President Du30 called Obama ''the son of whore''.

god bless Du30 and i hope he kills more drug dealers.
 

advill

Junior Member
There are so many things factually incorrect here.

Where did you get the idea that the SCS is primarily about oil? I'd list the reasons in the following order of importance.

1. Solidifying China sovereignty over old pre-existing territorial 'claims'
2. Control over the SCS sea lanes carrying China's imports/exports
3. Control over the SCS sea lanes carrying everyone elses import/exports
3. Then natural resources like fish or oil

---

And on the contrary, in the long-run, China's naval expansion is simply following the precedent set by the British Empire and the American Quasi-Empire when they were the pre-eminent global trading powers, and needed navies to protect seaborne commerce and promote a liberal trading environment.
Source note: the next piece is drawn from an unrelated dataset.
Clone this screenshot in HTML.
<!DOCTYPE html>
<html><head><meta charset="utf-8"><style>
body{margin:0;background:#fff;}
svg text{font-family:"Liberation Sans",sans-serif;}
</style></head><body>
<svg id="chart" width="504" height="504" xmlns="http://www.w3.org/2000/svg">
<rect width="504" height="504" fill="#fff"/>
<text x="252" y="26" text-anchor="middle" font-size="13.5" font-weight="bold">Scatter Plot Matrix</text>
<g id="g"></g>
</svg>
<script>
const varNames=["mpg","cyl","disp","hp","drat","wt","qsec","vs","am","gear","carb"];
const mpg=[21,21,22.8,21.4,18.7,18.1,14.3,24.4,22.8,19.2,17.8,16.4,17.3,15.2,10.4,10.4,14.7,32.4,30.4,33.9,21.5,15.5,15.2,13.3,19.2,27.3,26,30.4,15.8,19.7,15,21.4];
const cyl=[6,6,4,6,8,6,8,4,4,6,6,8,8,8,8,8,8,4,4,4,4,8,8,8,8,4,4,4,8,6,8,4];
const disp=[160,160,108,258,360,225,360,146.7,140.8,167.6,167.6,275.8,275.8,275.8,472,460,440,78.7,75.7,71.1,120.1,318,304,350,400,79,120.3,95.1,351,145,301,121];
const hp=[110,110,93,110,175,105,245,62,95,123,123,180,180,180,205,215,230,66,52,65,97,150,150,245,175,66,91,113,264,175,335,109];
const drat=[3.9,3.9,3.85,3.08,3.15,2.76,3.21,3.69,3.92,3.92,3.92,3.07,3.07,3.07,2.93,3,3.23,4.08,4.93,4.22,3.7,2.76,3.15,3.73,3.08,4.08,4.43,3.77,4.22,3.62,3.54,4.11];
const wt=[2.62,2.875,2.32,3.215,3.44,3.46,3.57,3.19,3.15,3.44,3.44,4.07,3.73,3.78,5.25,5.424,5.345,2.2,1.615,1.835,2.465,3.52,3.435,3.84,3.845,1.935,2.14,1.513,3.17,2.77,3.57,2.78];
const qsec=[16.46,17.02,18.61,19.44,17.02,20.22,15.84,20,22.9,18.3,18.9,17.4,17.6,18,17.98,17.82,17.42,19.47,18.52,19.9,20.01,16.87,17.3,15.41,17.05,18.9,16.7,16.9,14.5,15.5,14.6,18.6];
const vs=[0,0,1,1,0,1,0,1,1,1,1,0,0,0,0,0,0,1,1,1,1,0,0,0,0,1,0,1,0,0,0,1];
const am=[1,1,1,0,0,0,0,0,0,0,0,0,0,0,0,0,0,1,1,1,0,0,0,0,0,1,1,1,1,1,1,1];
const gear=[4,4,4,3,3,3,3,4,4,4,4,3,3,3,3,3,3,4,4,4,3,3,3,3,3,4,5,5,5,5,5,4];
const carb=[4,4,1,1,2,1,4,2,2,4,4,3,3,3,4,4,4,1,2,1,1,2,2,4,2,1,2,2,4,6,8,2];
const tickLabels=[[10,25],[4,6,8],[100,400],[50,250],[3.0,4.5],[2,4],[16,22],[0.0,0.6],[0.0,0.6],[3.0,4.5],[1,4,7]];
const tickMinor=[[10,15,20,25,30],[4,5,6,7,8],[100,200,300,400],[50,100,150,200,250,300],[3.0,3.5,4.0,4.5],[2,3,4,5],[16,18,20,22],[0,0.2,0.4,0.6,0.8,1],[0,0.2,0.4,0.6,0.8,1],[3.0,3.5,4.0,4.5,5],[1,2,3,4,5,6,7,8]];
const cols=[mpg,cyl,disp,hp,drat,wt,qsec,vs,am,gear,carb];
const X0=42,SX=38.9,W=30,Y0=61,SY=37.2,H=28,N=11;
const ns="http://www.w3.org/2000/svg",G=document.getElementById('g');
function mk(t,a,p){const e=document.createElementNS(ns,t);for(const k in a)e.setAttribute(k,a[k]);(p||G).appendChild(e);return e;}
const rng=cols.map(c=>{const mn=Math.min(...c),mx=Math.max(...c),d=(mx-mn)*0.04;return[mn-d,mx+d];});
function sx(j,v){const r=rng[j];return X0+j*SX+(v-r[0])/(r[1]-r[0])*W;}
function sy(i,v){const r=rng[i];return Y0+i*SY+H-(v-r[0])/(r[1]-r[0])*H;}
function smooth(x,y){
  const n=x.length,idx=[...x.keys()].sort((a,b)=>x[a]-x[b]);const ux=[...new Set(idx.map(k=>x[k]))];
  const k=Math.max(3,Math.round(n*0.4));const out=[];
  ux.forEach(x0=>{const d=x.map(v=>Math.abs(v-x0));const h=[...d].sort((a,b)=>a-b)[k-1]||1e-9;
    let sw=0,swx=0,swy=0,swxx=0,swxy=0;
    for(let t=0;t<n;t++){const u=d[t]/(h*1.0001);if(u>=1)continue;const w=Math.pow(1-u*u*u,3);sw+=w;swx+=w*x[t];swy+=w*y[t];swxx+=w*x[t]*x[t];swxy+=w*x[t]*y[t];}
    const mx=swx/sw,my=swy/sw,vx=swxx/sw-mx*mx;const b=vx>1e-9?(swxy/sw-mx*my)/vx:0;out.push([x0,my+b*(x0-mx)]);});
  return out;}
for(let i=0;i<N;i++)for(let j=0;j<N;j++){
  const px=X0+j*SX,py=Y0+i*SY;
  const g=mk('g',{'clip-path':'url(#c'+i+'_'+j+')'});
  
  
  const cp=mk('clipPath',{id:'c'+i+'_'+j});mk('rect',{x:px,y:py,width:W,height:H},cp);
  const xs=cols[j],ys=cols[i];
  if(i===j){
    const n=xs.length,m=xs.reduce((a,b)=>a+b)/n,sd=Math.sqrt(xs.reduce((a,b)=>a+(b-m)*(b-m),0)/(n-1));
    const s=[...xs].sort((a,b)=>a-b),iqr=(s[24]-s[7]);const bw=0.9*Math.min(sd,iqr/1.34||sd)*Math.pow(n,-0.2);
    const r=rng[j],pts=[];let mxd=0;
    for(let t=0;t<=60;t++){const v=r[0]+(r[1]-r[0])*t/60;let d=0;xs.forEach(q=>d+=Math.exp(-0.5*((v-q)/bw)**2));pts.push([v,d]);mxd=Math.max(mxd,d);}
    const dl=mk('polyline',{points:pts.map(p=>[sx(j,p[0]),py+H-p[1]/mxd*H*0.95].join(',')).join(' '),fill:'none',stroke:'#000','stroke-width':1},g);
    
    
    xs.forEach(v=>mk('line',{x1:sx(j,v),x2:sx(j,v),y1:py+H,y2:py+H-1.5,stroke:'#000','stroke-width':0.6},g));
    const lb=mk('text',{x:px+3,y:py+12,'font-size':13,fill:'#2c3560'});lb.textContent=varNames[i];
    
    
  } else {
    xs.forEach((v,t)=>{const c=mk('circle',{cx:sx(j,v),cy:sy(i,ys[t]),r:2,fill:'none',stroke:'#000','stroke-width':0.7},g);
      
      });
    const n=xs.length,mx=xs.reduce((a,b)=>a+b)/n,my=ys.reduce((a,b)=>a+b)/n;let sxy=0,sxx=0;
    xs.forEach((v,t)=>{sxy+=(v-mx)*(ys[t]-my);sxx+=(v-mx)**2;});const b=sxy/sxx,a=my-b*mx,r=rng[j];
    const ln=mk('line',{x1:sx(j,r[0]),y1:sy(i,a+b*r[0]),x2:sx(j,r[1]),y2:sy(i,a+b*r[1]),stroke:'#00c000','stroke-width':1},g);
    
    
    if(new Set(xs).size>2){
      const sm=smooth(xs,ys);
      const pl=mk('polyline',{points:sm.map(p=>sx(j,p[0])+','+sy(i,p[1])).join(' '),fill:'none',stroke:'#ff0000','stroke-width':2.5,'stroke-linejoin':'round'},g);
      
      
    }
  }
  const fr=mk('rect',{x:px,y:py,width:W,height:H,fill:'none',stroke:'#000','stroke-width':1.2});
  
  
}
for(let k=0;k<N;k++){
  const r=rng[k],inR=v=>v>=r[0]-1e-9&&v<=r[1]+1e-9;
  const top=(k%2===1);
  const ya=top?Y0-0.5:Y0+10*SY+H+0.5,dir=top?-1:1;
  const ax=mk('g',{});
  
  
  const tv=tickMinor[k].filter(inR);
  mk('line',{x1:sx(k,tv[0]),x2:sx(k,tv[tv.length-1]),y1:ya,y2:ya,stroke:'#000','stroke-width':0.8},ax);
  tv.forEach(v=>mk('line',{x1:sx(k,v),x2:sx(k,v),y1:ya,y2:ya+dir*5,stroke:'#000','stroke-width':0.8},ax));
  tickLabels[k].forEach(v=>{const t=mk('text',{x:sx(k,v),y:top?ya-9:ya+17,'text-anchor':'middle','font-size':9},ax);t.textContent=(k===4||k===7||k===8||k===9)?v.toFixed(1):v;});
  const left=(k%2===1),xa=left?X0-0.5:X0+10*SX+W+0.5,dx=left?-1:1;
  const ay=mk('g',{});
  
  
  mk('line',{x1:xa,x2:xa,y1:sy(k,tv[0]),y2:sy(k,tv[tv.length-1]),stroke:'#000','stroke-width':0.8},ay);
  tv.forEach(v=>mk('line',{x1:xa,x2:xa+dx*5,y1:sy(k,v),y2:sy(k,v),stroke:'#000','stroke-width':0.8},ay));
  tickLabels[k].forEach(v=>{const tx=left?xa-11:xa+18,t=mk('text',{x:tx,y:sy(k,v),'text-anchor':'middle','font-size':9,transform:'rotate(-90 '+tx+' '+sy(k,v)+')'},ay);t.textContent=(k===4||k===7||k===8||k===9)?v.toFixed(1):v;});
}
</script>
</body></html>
But now China is the world's largest seaborne trading nation and largest net investor overseas.

And with the abdication of American leadership on free trade and economic globalisation - China is offering (imperfect) leadership based on these principles - and most of the world is accepting that invitation as we can see with the upcoming OBOR conference.

The lesson that China is learning is that economic carrots are generally better than the military stick.
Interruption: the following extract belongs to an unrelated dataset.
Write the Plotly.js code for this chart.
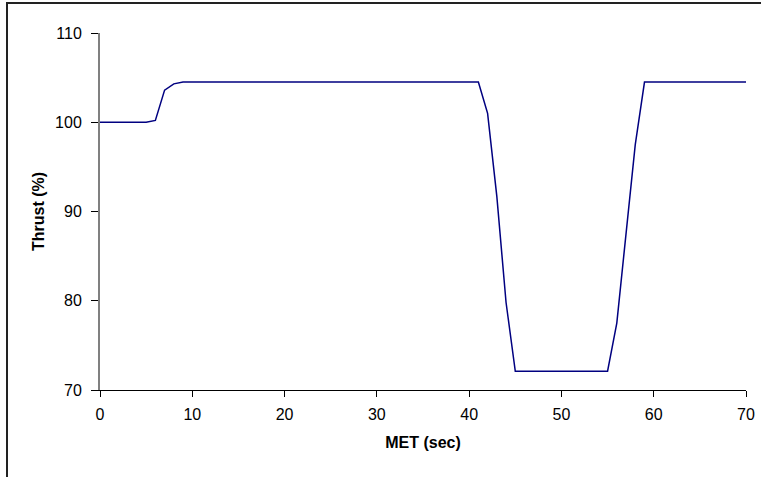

Ponder on the words of Wisdom by Chinese Sage Chuang Tzu as follows:

"Picking the hairs to comb and counting the grains to cook, how can people caring for trivial things like this save the world".
 
There are so many things factually incorrect here.

Where did you get the idea that the SCS is primarily about oil? I'd list the reasons in the following order of importance.

1. Solidifying China sovereignty over old pre-existing territorial 'claims'
2. Control over the SCS sea lanes carrying China's imports/exports
3. Control over the SCS sea lanes carrying everyone elses import/exports
3. Then natural resources like fish or oil

---

And on the contrary, in the long-run, China's naval expansion is simply following the precedent set by the British Empire and the American Quasi-Empire when they were the pre-eminent global trading powers, and needed navies to protect seaborne commerce and promote a liberal trading environment.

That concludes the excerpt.